-- Your goal --
Each line that holds the word "chart" is to be identified and copied.

-- Given material --
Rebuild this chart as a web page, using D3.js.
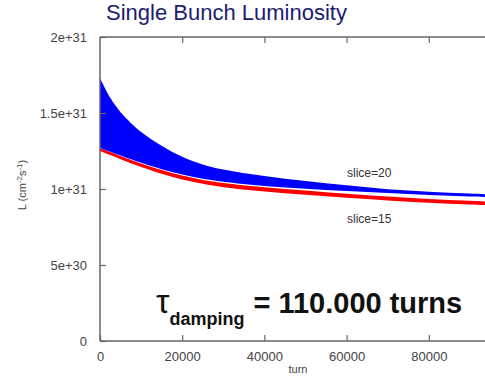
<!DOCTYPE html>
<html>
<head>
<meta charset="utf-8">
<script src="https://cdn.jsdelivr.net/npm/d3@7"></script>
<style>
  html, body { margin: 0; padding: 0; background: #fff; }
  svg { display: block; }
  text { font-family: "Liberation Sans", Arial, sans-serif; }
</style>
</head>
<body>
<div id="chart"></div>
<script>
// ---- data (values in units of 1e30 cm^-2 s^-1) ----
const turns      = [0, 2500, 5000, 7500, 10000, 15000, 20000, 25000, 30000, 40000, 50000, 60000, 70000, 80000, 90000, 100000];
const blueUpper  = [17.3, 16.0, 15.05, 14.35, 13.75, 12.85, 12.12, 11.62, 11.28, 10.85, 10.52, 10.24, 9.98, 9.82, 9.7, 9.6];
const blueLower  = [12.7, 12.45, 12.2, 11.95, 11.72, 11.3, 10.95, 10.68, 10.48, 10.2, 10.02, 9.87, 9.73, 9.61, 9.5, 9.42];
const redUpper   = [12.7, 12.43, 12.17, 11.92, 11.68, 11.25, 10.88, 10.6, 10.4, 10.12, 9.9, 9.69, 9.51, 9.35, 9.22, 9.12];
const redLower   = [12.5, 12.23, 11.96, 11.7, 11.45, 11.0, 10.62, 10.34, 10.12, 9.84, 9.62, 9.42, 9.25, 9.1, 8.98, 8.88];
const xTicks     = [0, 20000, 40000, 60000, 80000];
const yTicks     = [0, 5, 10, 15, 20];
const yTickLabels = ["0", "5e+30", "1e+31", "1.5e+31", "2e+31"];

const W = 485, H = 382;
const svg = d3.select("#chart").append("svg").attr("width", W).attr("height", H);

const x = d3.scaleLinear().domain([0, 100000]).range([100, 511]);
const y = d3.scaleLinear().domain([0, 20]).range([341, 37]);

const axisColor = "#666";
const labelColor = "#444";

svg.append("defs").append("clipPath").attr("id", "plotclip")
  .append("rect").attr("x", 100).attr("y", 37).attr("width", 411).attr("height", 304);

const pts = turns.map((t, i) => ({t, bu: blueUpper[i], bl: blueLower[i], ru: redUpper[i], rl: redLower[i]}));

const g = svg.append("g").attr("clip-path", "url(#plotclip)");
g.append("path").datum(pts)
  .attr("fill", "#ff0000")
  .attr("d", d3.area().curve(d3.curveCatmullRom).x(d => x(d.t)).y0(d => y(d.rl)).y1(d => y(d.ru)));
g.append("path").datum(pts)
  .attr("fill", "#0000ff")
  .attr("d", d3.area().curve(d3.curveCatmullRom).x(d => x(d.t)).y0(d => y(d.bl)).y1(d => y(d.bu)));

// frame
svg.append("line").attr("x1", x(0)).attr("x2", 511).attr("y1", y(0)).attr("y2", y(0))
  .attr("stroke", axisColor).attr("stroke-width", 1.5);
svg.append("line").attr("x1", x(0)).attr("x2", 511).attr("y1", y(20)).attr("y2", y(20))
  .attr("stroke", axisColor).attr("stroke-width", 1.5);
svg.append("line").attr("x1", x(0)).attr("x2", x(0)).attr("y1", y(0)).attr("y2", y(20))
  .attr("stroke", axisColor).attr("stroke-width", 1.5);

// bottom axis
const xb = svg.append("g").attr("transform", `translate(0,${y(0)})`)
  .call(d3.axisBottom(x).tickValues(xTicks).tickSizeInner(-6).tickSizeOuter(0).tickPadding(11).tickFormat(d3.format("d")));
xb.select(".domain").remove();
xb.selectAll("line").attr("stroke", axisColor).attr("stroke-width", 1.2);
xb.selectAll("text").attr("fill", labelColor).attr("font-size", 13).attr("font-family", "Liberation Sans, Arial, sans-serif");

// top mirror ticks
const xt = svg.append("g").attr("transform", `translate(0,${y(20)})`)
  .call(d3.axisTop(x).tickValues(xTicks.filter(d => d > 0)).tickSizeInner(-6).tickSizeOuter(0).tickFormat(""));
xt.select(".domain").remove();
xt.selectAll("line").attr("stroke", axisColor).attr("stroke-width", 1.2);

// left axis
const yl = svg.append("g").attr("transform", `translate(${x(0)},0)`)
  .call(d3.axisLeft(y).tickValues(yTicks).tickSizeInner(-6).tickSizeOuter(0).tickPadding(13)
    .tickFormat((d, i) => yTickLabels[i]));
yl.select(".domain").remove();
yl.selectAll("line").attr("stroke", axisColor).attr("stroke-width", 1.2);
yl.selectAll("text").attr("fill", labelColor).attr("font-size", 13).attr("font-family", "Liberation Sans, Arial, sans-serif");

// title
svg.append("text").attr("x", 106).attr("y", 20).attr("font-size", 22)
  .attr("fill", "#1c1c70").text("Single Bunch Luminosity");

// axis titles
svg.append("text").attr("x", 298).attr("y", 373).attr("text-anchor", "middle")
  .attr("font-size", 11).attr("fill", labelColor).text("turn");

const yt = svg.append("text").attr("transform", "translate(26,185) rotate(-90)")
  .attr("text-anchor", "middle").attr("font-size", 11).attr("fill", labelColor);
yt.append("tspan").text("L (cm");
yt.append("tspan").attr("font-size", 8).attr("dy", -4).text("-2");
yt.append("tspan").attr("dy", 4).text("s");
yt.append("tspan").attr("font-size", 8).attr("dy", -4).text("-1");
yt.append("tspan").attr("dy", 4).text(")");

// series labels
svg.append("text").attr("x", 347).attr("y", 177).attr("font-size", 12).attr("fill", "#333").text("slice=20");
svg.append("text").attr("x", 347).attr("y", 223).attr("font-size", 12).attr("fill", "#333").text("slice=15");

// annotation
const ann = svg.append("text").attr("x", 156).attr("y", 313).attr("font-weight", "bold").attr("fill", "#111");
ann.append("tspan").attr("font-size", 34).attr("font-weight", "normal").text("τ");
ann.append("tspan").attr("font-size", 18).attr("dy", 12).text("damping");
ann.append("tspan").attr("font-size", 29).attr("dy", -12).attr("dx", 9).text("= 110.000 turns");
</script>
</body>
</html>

-- Answer to the task --
Rebuild this chart as a web page, using D3.js.
<div id="chart"></div>
const svg = d3.select("#chart").append("svg").attr("width", W).attr("height", H);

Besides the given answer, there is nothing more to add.